** Start of Source data **

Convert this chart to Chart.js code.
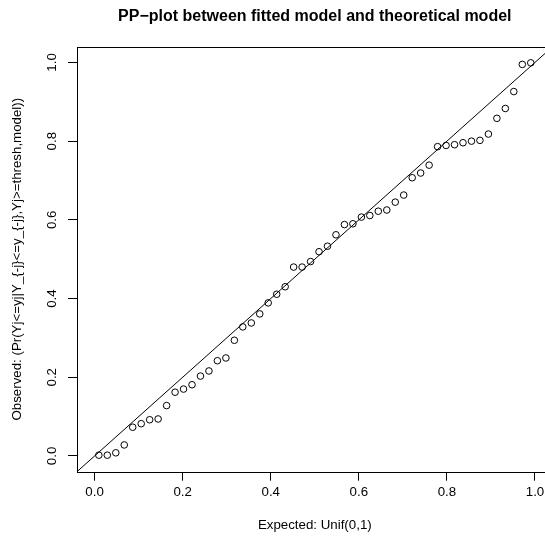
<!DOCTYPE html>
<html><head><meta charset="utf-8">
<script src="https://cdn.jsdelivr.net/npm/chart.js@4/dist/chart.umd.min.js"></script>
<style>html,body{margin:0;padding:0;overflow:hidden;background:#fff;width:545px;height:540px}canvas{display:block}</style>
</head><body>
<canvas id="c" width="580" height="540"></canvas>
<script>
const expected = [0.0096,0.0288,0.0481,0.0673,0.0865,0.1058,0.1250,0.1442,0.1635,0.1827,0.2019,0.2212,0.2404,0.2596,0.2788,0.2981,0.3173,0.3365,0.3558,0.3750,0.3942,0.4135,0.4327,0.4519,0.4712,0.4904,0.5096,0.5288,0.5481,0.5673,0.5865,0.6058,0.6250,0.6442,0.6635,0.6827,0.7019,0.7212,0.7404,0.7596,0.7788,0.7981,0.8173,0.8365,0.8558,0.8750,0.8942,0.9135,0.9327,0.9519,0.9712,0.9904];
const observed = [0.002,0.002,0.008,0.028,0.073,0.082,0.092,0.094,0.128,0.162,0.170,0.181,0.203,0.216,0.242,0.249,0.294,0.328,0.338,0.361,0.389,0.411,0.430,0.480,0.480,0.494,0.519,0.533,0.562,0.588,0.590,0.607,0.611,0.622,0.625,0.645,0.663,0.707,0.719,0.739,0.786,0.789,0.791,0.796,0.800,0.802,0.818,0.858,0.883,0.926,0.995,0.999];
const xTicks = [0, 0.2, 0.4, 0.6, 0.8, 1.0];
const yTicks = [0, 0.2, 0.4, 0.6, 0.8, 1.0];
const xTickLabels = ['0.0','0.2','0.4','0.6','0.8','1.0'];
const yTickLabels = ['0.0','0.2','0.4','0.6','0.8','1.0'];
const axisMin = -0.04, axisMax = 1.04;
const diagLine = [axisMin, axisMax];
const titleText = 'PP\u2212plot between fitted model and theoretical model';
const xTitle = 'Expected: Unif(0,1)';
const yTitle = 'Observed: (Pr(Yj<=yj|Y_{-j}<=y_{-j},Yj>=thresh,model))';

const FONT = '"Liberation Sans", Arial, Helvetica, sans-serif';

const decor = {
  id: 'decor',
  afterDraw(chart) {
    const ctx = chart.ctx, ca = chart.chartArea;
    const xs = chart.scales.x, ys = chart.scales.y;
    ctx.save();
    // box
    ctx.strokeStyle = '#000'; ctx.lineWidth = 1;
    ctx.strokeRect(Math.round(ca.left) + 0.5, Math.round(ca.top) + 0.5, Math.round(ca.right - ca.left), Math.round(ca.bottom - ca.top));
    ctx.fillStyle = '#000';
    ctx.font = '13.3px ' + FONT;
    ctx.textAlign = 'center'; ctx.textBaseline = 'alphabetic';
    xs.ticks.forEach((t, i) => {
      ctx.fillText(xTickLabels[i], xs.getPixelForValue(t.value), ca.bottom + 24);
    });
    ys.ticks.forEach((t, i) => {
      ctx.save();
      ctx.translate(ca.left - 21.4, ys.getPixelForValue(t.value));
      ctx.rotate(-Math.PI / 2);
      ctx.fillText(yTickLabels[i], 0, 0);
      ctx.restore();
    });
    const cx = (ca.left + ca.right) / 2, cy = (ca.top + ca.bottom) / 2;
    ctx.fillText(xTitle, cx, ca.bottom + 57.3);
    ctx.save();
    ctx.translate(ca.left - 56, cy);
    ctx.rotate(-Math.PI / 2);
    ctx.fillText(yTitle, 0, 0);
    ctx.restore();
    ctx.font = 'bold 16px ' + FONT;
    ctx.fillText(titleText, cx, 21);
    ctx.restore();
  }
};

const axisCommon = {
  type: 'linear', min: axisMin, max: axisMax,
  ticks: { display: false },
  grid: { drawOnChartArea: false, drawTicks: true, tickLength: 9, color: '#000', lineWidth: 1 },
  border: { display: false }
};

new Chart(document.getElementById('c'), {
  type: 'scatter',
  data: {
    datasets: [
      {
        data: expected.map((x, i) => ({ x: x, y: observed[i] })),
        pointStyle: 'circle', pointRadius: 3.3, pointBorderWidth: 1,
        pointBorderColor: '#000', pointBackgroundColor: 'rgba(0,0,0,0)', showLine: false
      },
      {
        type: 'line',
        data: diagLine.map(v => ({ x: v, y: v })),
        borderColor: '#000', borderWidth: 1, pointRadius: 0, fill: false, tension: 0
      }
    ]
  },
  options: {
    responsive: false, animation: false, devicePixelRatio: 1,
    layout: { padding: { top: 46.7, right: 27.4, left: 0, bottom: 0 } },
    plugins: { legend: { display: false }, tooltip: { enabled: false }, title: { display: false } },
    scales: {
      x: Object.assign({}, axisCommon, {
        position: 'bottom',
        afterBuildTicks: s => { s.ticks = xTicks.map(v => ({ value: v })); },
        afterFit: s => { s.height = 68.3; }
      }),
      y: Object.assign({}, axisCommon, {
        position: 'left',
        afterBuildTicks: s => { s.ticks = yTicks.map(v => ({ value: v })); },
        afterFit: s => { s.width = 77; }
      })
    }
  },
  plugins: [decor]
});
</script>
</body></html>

** End of Source data **

Transcribe the full listing character for character. Pictures are excluded.

Convert this chart to Chart.js code.
<!DOCTYPE html>
<html><head><meta charset="utf-8">
<script src="https://cdn.jsdelivr.net/npm/chart.js@4/dist/chart.umd.min.js"></script>
<style>html,body{margin:0;padding:0;overflow:hidden;background:#fff;width:545px;height:540px}canvas{display:block}</style>
</head><body>
<canvas id="c" width="580" height="540"></canvas>
<script>
const expected = [0.0096,0.0288,0.0481,0.0673,0.0865,0.1058,0.1250,0.1442,0.1635,0.1827,0.2019,0.2212,0.2404,0.2596,0.2788,0.2981,0.3173,0.3365,0.3558,0.3750,0.3942,0.4135,0.4327,0.4519,0.4712,0.4904,0.5096,0.5288,0.5481,0.5673,0.5865,0.6058,0.6250,0.6442,0.6635,0.6827,0.7019,0.7212,0.7404,0.7596,0.7788,0.7981,0.8173,0.8365,0.8558,0.8750,0.8942,0.9135,0.9327,0.9519,0.9712,0.9904];
const observed = [0.002,0.002,0.008,0.028,0.073,0.082,0.092,0.094,0.128,0.162,0.170,0.181,0.203,0.216,0.242,0.249,0.294,0.328,0.338,0.361,0.389,0.411,0.430,0.480,0.480,0.494,0.519,0.533,0.562,0.588,0.590,0.607,0.611,0.622,0.625,0.645,0.663,0.707,0.719,0.739,0.786,0.789,0.791,0.796,0.800,0.802,0.818,0.858,0.883,0.926,0.995,0.999];
const xTicks = [0, 0.2, 0.4, 0.6, 0.8, 1.0];
const yTicks = [0, 0.2, 0.4, 0.6, 0.8, 1.0];
const xTickLabels = ['0.0','0.2','0.4','0.6','0.8','1.0'];
const yTickLabels = ['0.0','0.2','0.4','0.6','0.8','1.0'];
const axisMin = -0.04, axisMax = 1.04;
const diagLine = [axisMin, axisMax];
const titleText = 'PP\u2212plot between fitted model and theoretical model';
const xTitle = 'Expected: Unif(0,1)';
const yTitle = 'Observed: (Pr(Yj<=yj|Y_{-j}<=y_{-j},Yj>=thresh,model))';

const FONT = '"Liberation Sans", Arial, Helvetica, sans-serif';

const decor = {
  id: 'decor',
  afterDraw(chart) {
    const ctx = chart.ctx, ca = chart.chartArea;
    const xs = chart.scales.x, ys = chart.scales.y;
    ctx.save();
    // box
    ctx.strokeStyle = '#000'; ctx.lineWidth = 1;
    ctx.strokeRect(Math.round(ca.left) + 0.5, Math.round(ca.top) + 0.5, Math.round(ca.right - ca.left), Math.round(ca.bottom - ca.top));
    ctx.fillStyle = '#000';
    ctx.font = '13.3px ' + FONT;
    ctx.textAlign = 'center'; ctx.textBaseline = 'alphabetic';
    xs.ticks.forEach((t, i) => {
      ctx.fillText(xTickLabels[i], xs.getPixelForValue(t.value), ca.bottom + 24);
    });
    ys.ticks.forEach((t, i) => {
      ctx.save();
      ctx.translate(ca.left - 21.4, ys.getPixelForValue(t.value));
      ctx.rotate(-Math.PI / 2);
      ctx.fillText(yTickLabels[i], 0, 0);
      ctx.restore();
    });
    const cx = (ca.left + ca.right) / 2, cy = (ca.top + ca.bottom) / 2;
    ctx.fillText(xTitle, cx, ca.bottom + 57.3);
    ctx.save();
    ctx.translate(ca.left - 56, cy);
    ctx.rotate(-Math.PI / 2);
    ctx.fillText(yTitle, 0, 0);
    ctx.restore();
    ctx.font = 'bold 16px ' + FONT;
    ctx.fillText(titleText, cx, 21);
    ctx.restore();
  }
};

const axisCommon = {
  type: 'linear', min: axisMin, max: axisMax,
  ticks: { display: false },
  grid: { drawOnChartArea: false, drawTicks: true, tickLength: 9, color: '#000', lineWidth: 1 },
  border: { display: false }
};

new Chart(document.getElementById('c'), {
  type: 'scatter',
  data: {
    datasets: [
      {
        data: expected.map((x, i) => ({ x: x, y: observed[i] })),
        pointStyle: 'circle', pointRadius: 3.3, pointBorderWidth: 1,
        pointBorderColor: '#000', pointBackgroundColor: 'rgba(0,0,0,0)', showLine: false
      },
      {
        type: 'line',
        data: diagLine.map(v => ({ x: v, y: v })),
        borderColor: '#000', borderWidth: 1, pointRadius: 0, fill: false, tension: 0
      }
    ]
  },
  options: {
    responsive: false, animation: false, devicePixelRatio: 1,
    layout: { padding: { top: 46.7, right: 27.4, left: 0, bottom: 0 } },
    plugins: { legend: { display: false }, tooltip: { enabled: false }, title: { display: false } },
    scales: {
      x: Object.assign({}, axisCommon, {
        position: 'bottom',
        afterBuildTicks: s => { s.ticks = xTicks.map(v => ({ value: v })); },
        afterFit: s => { s.height = 68.3; }
      }),
      y: Object.assign({}, axisCommon, {
        position: 'left',
        afterBuildTicks: s => { s.ticks = yTicks.map(v => ({ value: v })); },
        afterFit: s => { s.width = 77; }
      })
    }
  },
  plugins: [decor]
});
</script>
</body></html>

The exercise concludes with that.